Für Untrainierte eine Illusion.


Ein Fettstoffwechseltraining entwickelt die Grundlage der Langzeitausdauer und ist somit für Marathonläufer, Radrennsportler, Triathleten usw. wichtig. Mit einem “Abspecken“ hat es nichts zu tun! Das Ausmaß an Fett, das während einer Trainingseinheit “verbrannt“ wird, ist hinsichtlich einer angestrebten Körperfettreduktion irrelevant. Denn hiefür ist, wie bereits oben betont, einzig und allein eine negative Energiebilanz entscheidend - und diese ist ein überdauernder Prozess.

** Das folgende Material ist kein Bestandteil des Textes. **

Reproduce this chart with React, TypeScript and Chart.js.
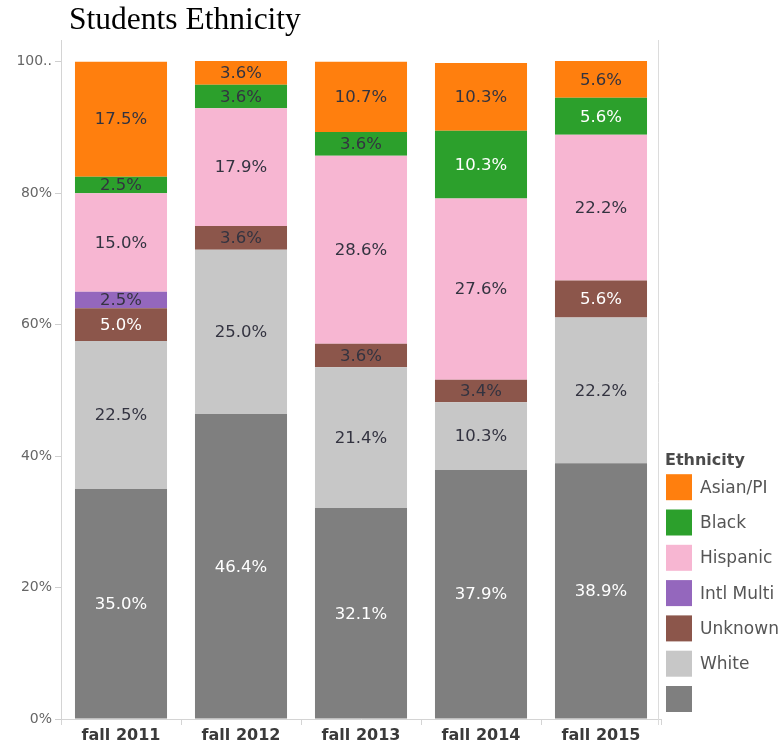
import React, { useEffect, useRef } from 'react';
import { Chart, registerables } from 'chart.js';

Chart.register(...registerables);

const categories = ['fall 2011', 'fall 2012', 'fall 2013', 'fall 2014', 'fall 2015'];
const otherValues = [35.0, 46.4, 32.1, 37.9, 38.9];
const whiteValues = [22.5, 25.0, 21.4, 10.3, 22.2];
const unknownValues = [5.0, 3.6, 3.6, 3.4, 5.6];
const intlMultiValues = [2.5, null, null, null, null];
const hispanicValues = [15.0, 17.9, 28.6, 27.6, 22.2];
const blackValues = [2.5, 3.6, 3.6, 10.3, 5.6];
const asianValues = [17.5, 3.6, 10.7, 10.3, 5.6];
const yTicks = [0, 20, 40, 60, 80, 100];
const legendTitle = 'Ethnicity';
const chartTitle = 'Students Ethnicity';

const FONT = '"DejaVu Sans", Verdana, sans-serif';

const series = [
  { label: '', data: otherValues, color: '#7f7f7f', dark: true },
  { label: 'White', data: whiteValues, color: '#c7c7c7', dark: false },
  { label: 'Unknown', data: unknownValues, color: '#8c564b', dark: true },
  { label: 'Intl Multi', data: intlMultiValues, color: '#9467bd', dark: false },
  { label: 'Hispanic', data: hispanicValues, color: '#f7b6d2', dark: false },
  { label: 'Black', data: blackValues, color: '#2ca02c', dark: true },
  { label: 'Asian/PI', data: asianValues, color: '#ff7f0e', dark: false },
];

const dataLabelPlugin = {
  id: 'segLabels',
  afterDatasetsDraw(chart: any) {
    const ctx = chart.ctx;
    ctx.save();
    ctx.font = `16.5px ${FONT}`;
    ctx.textAlign = 'center';
    ctx.textBaseline = 'middle';
    chart.data.datasets.forEach((ds: any, di: number) => {
      const meta = chart.getDatasetMeta(di);
      meta.data.forEach((el: any, i: number) => {
        const v = ds.data[i];
        if (v == null || v === 0) return;
        const s = series[di];
        ctx.fillStyle = s.dark && v >= 5 ? '#ffffff' : '#333340';
        ctx.fillText(v.toFixed(1) + '%', el.x, (el.y + el.base) / 2 + 1);
      });
    });
    ctx.restore();
  },
};

const framePlugin = {
  id: 'frame',
  afterDraw(chart: any) {
    const { ctx, chartArea } = chart;
    ctx.save();
    ctx.strokeStyle = '#dcdcdc';
    ctx.lineWidth = 1;
    ctx.beginPath();
    ctx.moveTo(Math.round(chartArea.right) - 2.5, chartArea.top);
    ctx.lineTo(Math.round(chartArea.right) - 2.5, chartArea.bottom + 6);
    ctx.stroke();
    ctx.restore();
  },
};

const legendPlugin = {
  id: 'sideLegend',
  afterDraw(chart: any) {
    const { ctx, chartArea } = chart;
    const items = chart.data.datasets.slice().reverse();
    const box = 26;
    const step = 35.3;
    const x0 = chartArea.right + 5;
    const lastTop = chartArea.bottom - 7 - box;
    const firstTop = lastTop - step * (items.length - 1);
    ctx.save();
    ctx.textBaseline = 'middle';
    ctx.textAlign = 'left';
    ctx.font = `bold 16px ${FONT}`;
    ctx.fillStyle = '#4a4a4a';
    ctx.fillText(legendTitle, x0 - 1, firstTop - 13);
    ctx.font = `17px ${FONT}`;
    items.forEach((ds: any, i: number) => {
      const top = firstTop + i * step;
      ctx.fillStyle = ds.backgroundColor;
      ctx.fillRect(x0, top, box, box);
      ctx.fillStyle = '#555555';
      ctx.fillText(ds.label, x0 + box + 8, top + box / 2 + 1);
    });
    ctx.restore();
  },
};

export default function App() {
  const ref = useRef<HTMLCanvasElement | null>(null);

  useEffect(() => {
    document.body.style.margin = '0';
    document.documentElement.style.overflow = 'hidden';
    const canvas = ref.current;
    if (!canvas) return;
    const chart = new Chart(canvas, {
      type: 'bar',
      data: {
        labels: categories,
        datasets: series.map((s) => ({
          label: s.label,
          data: s.data as any,
          backgroundColor: s.color,
          borderWidth: 0,
          barPercentage: 0.767,
          categoryPercentage: 1,
        })),
      },
      options: {
        animation: false,
        responsive: false,
        maintainAspectRatio: false,
        layout: { padding: { top: 40, right: 122, left: 0, bottom: 0 } },
        plugins: {
          legend: { display: false },
          tooltip: { enabled: false },
          title: { display: false },
        },
        scales: {
          x: {
            stacked: true,
            grid: {
              offset: true,
              drawOnChartArea: false,
              drawTicks: true,
              tickLength: 6,
              color: '#d4d4d4',
            },
            border: { display: true, color: '#d4d4d4' },
            ticks: {
              color: '#3a3a3a',
              font: { family: FONT, size: 16, weight: 'bold' },
              padding: 1,
              maxRotation: 0,
            },
            afterFit(scale: any) {
              scale.height = 27;
            },
          },
          y: {
            stacked: true,
            min: 0,
            max: 103.3,
            grid: {
              drawOnChartArea: false,
              drawTicks: true,
              tickLength: 6,
              color: '#cfcfcf',
            },
            border: { display: true, color: '#d4d4d4' },
            ticks: {
              color: '#666666',
              font: { family: FONT, size: 14 },
              padding: 3,
              callback: (v: any) => (v === 100 ? '100..' : v + '%'),
            },
            afterBuildTicks(scale: any) {
              scale.ticks = yTicks.map((v) => ({ value: v }));
            },
            afterFit(scale: any) {
              scale.width = 61;
            },
          },
        },
      },
      plugins: [dataLabelPlugin, framePlugin, legendPlugin],
    });
    return () => chart.destroy();
  }, []);

  return (
    <div style={{ position: 'relative', width: 783, height: 746, overflow: 'hidden', background: '#fff' }}>
      <canvas ref={ref} width={783} height={746} style={{ position: 'absolute', left: 0, top: 0, width: 783, height: 746 }} />
      <div
        style={{
          position: 'absolute',
          left: 69,
          top: 1,
          fontFamily: '"Liberation Serif", "Times New Roman", serif',
          fontSize: 31.5,
          lineHeight: '36px',
          whiteSpace: 'nowrap',
          color: '#000',
        }}
      >
        {chartTitle}
      </div>
    </div>
  );
}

Abgesehen davon ist ein Fettstoffwechseltraining im eigentlichen Sinn für einen untrainierten Adipösen ohnehin eine Illusion, er bringt weder die metabolischen, noch die biomechanischen Voraussetzungen von Seiten seines Bewegungsapparates mit, um eine längerdauerde Ausdauerbelastung zu tolerieren.

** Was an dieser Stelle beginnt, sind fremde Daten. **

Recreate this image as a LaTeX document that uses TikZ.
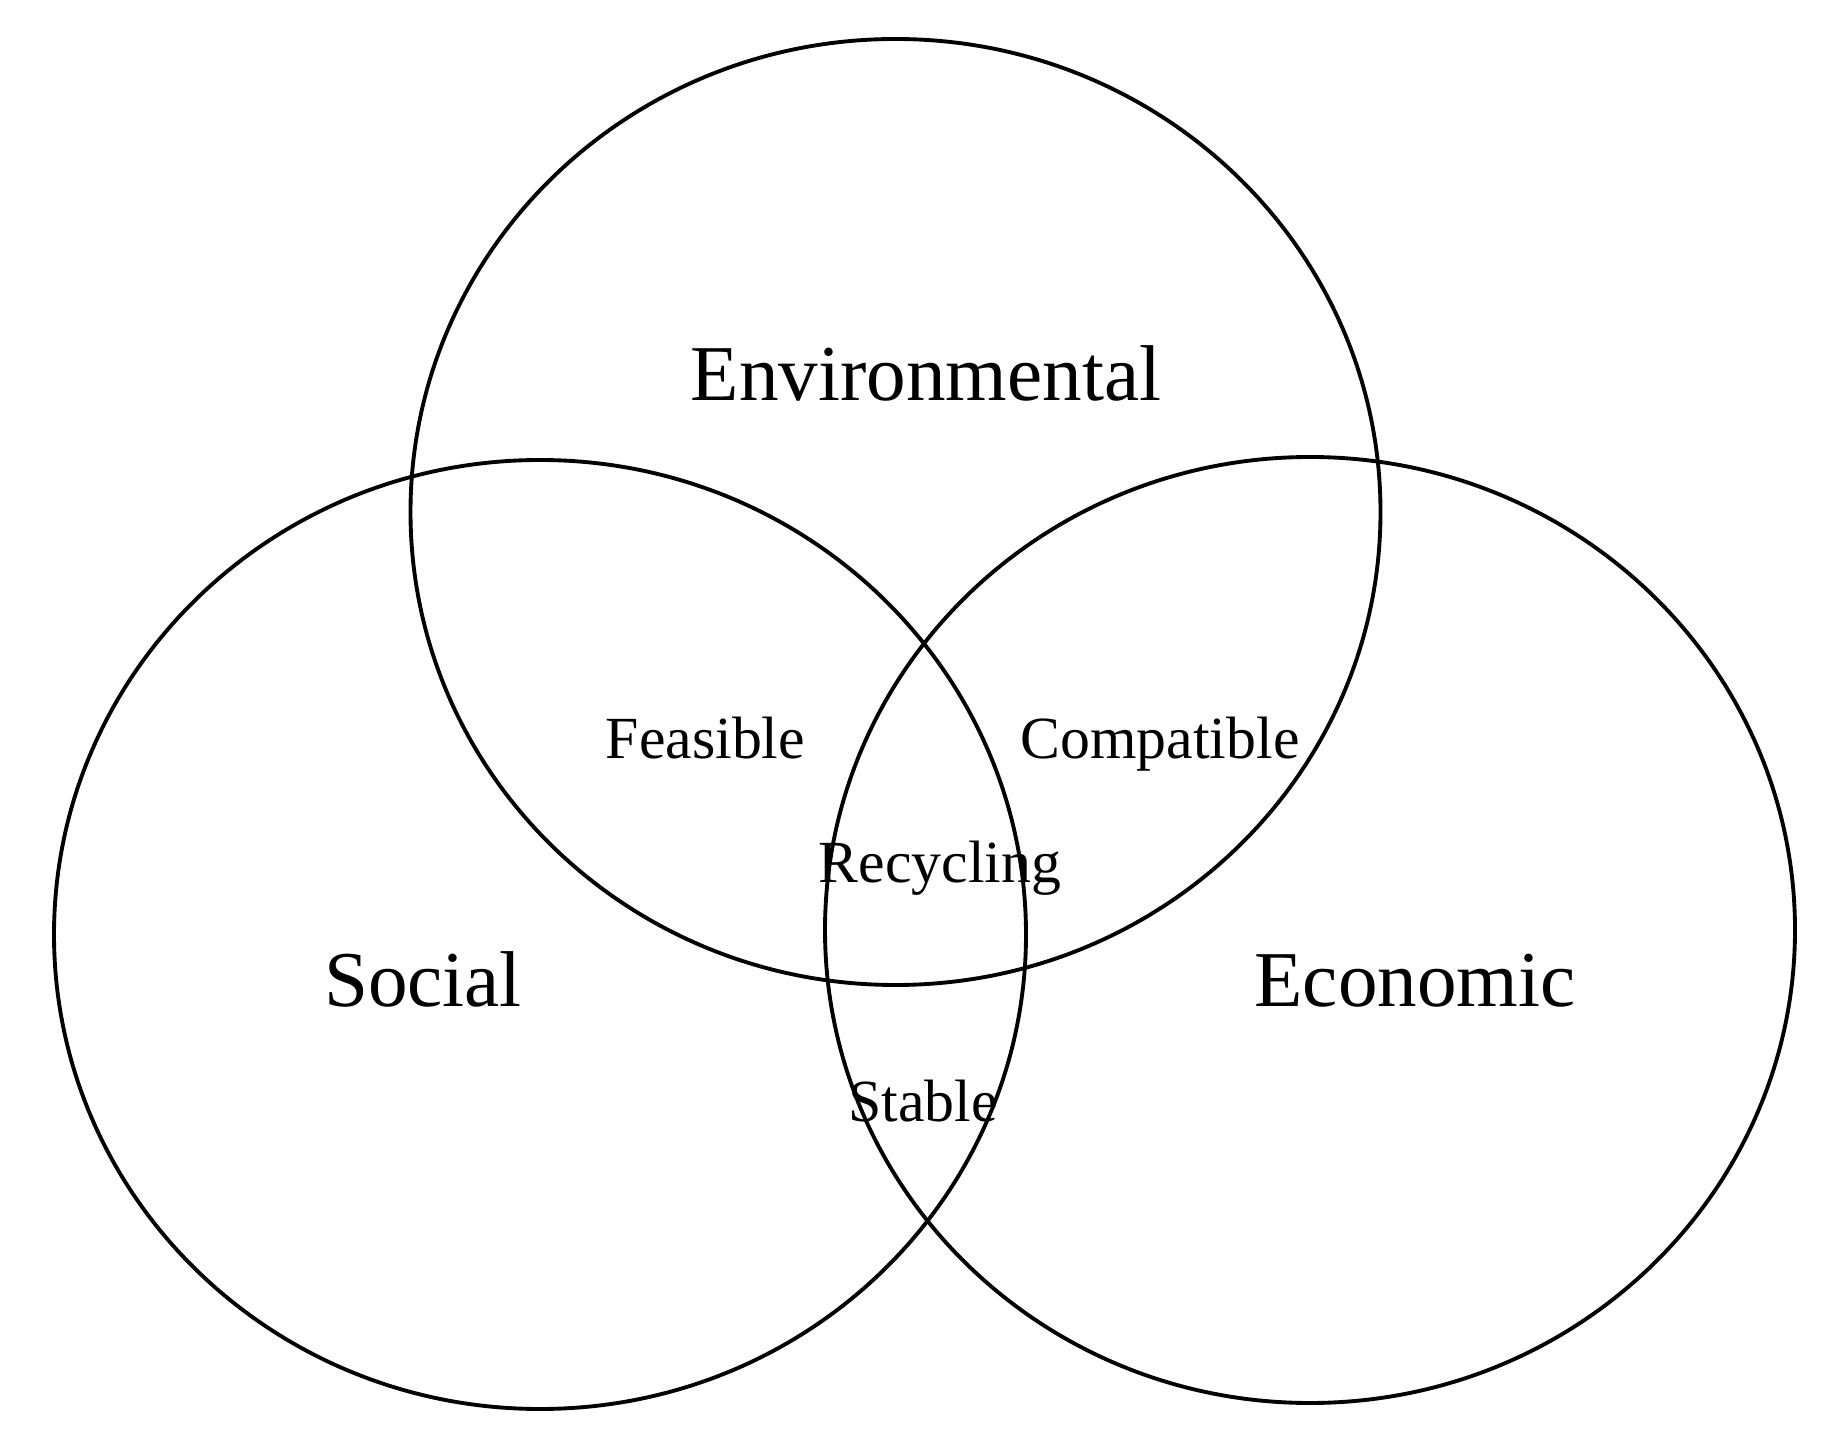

“Fettverbrennungspuls“ ist Unsinn.


Es gibt also nur ein HF-gezieltes Fettstoffwechseltraining, jedoch keinen “Fettverbrennungspuls“, der dem Abbau von Übergewicht dient. Es braucht keine Pulsuhr, wenn man “abspecken“ möchte!

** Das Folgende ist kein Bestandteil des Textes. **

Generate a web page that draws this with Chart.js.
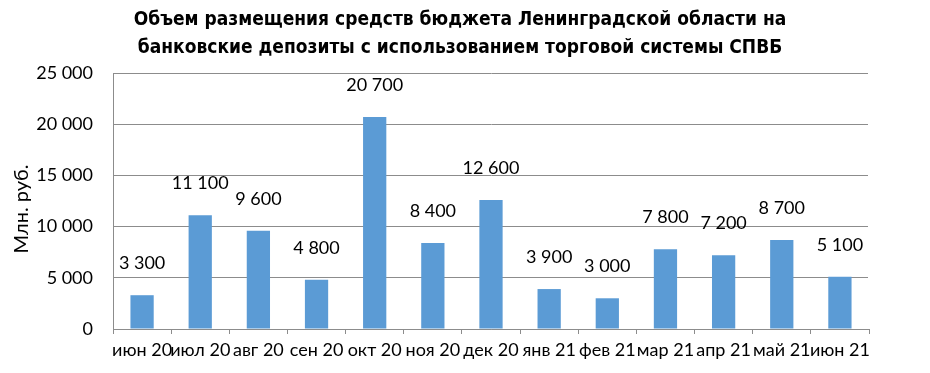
<!DOCTYPE html>
<html lang="ru">

<head>
    <meta charset="UTF-8">
    <title>Объем размещения средств бюджета</title>
    <script src="https://cdn.jsdelivr.net/npm/chart.js"></script>
    <style>
        body { margin: 0; background: #fff; }
    </style>
</head>

<body>
    <canvas id="grafico" width="930" height="373"></canvas>
</body>

</html>
<script>
    const meses = ['июн 20', 'июл 20', 'авг 20', 'сен 20', 'окт 20', 'ноя 20', 'дек 20',
        'янв 21', 'фев 21', 'мар 21', 'апр 21', 'май 21', 'июн 21']
    const valores = [3300, 11100, 9600, 4800, 20700, 8400, 12600, 3900, 3000, 7800, 7200, 8700, 5100]
    const titulo = ['Объем размещения средств бюджета Ленинградской области на',
        'банковские депозиты с использованием торговой системы СПВБ']
    const eixoY = 'Млн. руб.'

    function milhar(v) {
        return String(v).replace(/\B(?=(\d{3})+(?!\d))/g, ' ')
    }

    const fonte = 'Lato, "Open Sans", sans-serif'

    // títulos e rótulos desenhados à mão
    const textos = {
        id: 'textos',
        afterDraw(chart) {
            const ctx = chart.ctx
            const area = chart.chartArea
            ctx.save()
            // apaga a linha vertical da direita (o original não tem)
            ctx.fillStyle = '#fff'
            ctx.fillRect(Math.round(area.right) - 1, area.top - 2, 3, area.bottom - area.top)
            ctx.fillStyle = '#000'
            ctx.textAlign = 'center'
            ctx.textBaseline = 'middle'
            ctx.font = 'bold 19px "Liberation Sans Narrow", "DejaVu Sans Condensed", sans-serif'
            titulo.forEach((linha, i) => ctx.fillText(linha, chart.width / 2 - 5, 20 + i * 28))
            ctx.font = '18px ' + fonte
            chart.getDatasetMeta(0).data.forEach((bar, i) => {
                ctx.fillText(milhar(valores[i]), bar.x, bar.y - 32)
            })
            ctx.translate(22, (area.top + area.bottom) / 2 + 8)
            ctx.rotate(-Math.PI / 2)
            ctx.font = '20px ' + fonte
            ctx.fillText(eixoY, 0, 0)
            ctx.restore()
        }
    }

    new Chart(grafico, {
        type: 'bar',
        data: {
            labels: meses,
            datasets: [{
                label: 'Объем',
                backgroundColor: '#5B9BD5',
                data: valores,
                barPercentage: 0.4,
                categoryPercentage: 1
            }]
        },
        options: {
            responsive: false,
            animation: false,
            devicePixelRatio: 1,
            layout: { padding: { left: 0, right: 61, top: 73, bottom: 0 } },
            plugins: {
                legend: { display: false },
                tooltip: { enabled: false }
            },
            scales: {
                x: {
                    grid: { drawOnChartArea: false, tickLength: 5, color: '#8c8c8c', offset: true },
                    border: { color: '#8c8c8c' },
                    ticks: { color: '#000', font: { family: fonte, size: 18 }, maxRotation: 0, autoSkip: false, padding: 5 },
                    afterFit(scale) { scale.height = 44 }
                },
                y: {
                    min: 0,
                    max: 25000,
                    ticks: { stepSize: 5000, color: '#000', font: { family: fonte, size: 18 }, padding: 20, callback: v => milhar(v) },
                    grid: { color: '#8c8c8c', drawTicks: false },
                    border: { color: '#8c8c8c' },
                    afterFit(scale) { scale.width = 113 }
                }
            }
        },
        plugins: [textos]
    })
</script>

Damit ich nicht missverstanden werde: Niemand soll sich zu intensiv belasten, die Intensität eines Ausdauertrainings sollte sich immer nach dem individuellen Trainingszustand und der individuellen Leistungsfähigkeit richten. Fest steht aber auch, dass die Vorgabe einer Trainings-HF keinen Sinn macht, wenn sie nur eine unterschwellige Belastung ermöglicht (siehe Kasten). Im Grunde ist eine Pulsuhr nur dann unerlässlich, wenn es darum geht, ein gezieltes Ausdauertraining zu gestalten. Aber selbst dann sollte man lernen, auch die Atmung als Gradmesser für die Belastungsintensität heranzuziehen.



Fettverbrennung.


Abschließend möchte ich noch richtigstellen, dass die Fettverbrennung im Falle einer extensiven Muskelarbeit nicht erst nach 20 (oder, wie man auch immer wieder lesen oder hören kann, nach 30) Minuten einsetzt, sondern schon von Beginn an besteht. Die muskuläre Energiebereitstellung ist kein Nacheinander, sondern ein Nebeneinander der einzelnen Modi der ATP-Gewinnung in Abhängigkeit der Energieflussrate, die wiederum von der Belastungsintensität bestimmt wird. Nur bei einer intensiven Belastung von Beginn spielt die Fettverbrennung keine Rolle. Aber das wäre hinsichtlich einer erwünschten Reduktion des Körperfettanteils ohne Belang (siehe oben). Wer die Energiebilanz verstanden hat, wird wissen, dass bei einer höheren Belastungsintensität im gleichen Zeitraum mehr Energie umgesetzt wird als bei einer geringen.



Ein Beispiel aus dem Fitnessstudio:


Zwei übergewichtige Damen um 40 besuchen vier mal wöchentlich ein Fitnessstudio und ”strampeln” dabei jeweils eine Stunde auf dem Fahrradergometer:


  • Dame Nr. 1 im Fettstoffwechselbereich mit einer Herzfrequenz von z.B. 110 bis 120/min
  • Dame Nr. 2 mit einer etwas höheren Intensität, z.B. bei einer Herzfrequenz von 140 bis 150/min.


Nach zwei Monaten hat Dame Nr. 1, die im vermeintlichen ”Fettabbaubereich” trainiert hat, weniger an Gewicht (besser gesagt Körperfett) verloren als Dame Nr. 2, da diese mit ihrem Training mehr Kalorien verbraucht hat und somit eine negativere Energiebilanz erzielt hat.


Fazit: Damit das ”Fettabbautraining” von Dame Nr. 1 gleich viel Kalorien verbraucht und letztlich gleich viel Fett verbrennt wie bei Dame Nr. 2, müsste sie die Belastungsdauer ihrer zu wenig intensiven Trainingseinheiten deutlich verlängern!

Ein Herzfrequenz-gezieltes “Training zum Fettabbau“, wie es auf vielen Fitnessgeräten angegeben wird, ist somit Unsinn.